We've finally released cardano-tracer-0.3, which incorporates all features, enhancements and fixes that have been reported on here over the past months. This release marks 100% production readiness of the new tracing system. We're focusing now on making documentation and example scripts and configs yet more user-friendly for community rollout. We're very much looking forward to receiving feedback - and have time and space reserved to address it, as well as to provide intial support for the migration away from the legacy system.

· 2 min read
Michael Karg

High level summary

  • Benchmarking: Started release benchmarks for Node 10.0.
  • Development: Governance action workload - alternative tx submission method built, passes tests.
  • Tracing: Preparing the bump to typed-protocols-0.3.

Low level overview

Benchmarking

We've started the benchmarking process for the freshly tagged, fully Chang 2 capable Node version 10.0 pre-release.

Development

Calibrating a governance action / voting workload within our submission service tx-generator is more involved than anticipated.

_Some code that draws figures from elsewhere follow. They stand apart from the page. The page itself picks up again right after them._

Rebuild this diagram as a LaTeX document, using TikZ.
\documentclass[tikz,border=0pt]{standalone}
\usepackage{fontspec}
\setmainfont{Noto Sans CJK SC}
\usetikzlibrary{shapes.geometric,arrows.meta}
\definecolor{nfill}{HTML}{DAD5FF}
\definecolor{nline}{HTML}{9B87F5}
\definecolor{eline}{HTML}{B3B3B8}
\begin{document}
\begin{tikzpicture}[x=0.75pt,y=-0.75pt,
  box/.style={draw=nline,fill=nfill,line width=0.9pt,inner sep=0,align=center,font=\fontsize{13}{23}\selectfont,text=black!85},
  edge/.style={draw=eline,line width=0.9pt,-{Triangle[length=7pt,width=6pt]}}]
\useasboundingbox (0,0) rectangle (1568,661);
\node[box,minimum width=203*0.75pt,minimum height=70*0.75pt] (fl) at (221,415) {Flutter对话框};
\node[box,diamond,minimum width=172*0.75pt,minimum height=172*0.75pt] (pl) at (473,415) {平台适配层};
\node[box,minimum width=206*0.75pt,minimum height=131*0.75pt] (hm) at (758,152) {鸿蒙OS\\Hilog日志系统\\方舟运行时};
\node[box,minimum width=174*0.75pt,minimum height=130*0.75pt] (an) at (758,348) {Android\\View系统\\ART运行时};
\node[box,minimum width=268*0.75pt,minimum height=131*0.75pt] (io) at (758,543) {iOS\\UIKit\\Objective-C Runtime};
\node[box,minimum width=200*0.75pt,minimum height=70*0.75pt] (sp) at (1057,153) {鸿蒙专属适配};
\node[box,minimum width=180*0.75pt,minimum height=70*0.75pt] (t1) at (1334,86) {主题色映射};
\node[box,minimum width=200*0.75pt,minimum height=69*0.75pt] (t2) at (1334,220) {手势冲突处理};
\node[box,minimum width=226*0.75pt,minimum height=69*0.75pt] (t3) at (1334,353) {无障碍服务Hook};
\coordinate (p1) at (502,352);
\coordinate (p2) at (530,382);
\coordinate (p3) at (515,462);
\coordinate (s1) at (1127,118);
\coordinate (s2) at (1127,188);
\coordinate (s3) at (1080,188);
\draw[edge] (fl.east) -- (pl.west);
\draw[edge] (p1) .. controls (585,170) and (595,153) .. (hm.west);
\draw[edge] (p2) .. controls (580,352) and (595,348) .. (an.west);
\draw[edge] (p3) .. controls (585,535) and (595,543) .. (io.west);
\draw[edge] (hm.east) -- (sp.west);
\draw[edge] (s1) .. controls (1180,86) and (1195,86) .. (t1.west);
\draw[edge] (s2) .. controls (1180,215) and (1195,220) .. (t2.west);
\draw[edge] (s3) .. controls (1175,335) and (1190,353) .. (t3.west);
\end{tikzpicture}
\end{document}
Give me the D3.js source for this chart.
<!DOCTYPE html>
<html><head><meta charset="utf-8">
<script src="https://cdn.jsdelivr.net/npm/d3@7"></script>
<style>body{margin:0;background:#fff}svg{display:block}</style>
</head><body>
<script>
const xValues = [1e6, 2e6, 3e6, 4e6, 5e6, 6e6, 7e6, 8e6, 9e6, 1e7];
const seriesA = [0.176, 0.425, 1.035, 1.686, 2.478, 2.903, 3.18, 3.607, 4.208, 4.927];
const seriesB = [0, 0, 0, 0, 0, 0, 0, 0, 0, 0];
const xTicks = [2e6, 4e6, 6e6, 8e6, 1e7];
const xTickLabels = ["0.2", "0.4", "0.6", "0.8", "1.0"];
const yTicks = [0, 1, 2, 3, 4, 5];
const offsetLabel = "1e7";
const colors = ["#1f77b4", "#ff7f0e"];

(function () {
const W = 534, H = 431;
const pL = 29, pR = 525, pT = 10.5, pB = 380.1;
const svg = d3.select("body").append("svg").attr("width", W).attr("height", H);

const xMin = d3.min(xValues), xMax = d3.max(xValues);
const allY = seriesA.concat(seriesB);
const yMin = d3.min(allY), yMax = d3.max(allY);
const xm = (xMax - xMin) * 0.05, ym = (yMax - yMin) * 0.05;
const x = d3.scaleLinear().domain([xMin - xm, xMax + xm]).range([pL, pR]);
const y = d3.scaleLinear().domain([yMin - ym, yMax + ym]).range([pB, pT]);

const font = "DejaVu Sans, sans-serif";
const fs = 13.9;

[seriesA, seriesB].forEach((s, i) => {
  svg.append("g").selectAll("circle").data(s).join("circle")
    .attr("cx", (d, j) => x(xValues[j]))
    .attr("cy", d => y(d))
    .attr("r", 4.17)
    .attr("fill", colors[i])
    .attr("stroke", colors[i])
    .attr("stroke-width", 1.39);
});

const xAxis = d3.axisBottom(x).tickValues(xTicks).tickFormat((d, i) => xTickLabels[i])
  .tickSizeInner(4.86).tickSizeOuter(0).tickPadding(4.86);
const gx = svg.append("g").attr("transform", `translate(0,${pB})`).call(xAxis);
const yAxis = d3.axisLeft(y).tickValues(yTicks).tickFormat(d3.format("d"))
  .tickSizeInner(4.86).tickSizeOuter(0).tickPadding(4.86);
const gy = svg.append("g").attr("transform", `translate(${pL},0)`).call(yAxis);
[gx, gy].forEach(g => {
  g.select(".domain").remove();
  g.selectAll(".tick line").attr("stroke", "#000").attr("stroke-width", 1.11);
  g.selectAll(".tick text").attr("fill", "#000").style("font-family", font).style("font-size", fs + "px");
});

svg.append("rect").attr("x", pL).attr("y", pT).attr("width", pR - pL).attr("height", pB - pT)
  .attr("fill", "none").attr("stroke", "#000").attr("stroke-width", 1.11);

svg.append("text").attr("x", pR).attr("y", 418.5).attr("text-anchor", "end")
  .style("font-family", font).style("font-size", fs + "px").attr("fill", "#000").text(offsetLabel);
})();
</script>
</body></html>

As measurements for performance impact of voting are required very shortly, we have - in parallel - created a nix / bash based solution. That one uses cardano-cli for creating and submitting proposals and voting transactions, while the generator can run any other known workload simultaneously. Thus, we expect to get a clear performance delta between voting vs. no voting going on. This setup has already been deployed, and is passing testing - soon to be used for the first real-world voting benchmarks.

The implementation however is less flexible, much less parametrizable, and in its design tied to the very specific, fixed topology of the Nomad cluster. The workload definition inside tx-generator will thus continue, and eventually be used as the standard for benchmarks targeting voting / governance.

Tracing

The new tracing system, more specifically, the components that forward metrics and traces to cardano-tracer, contain well-defined peers in the sense of the typed-protocols package. The upcoming bump to recently released version 0.3 contains breaking changes in the package API. We've begun necessary downstream adjustments in our packages, re-defining aforementioned peers using the new API.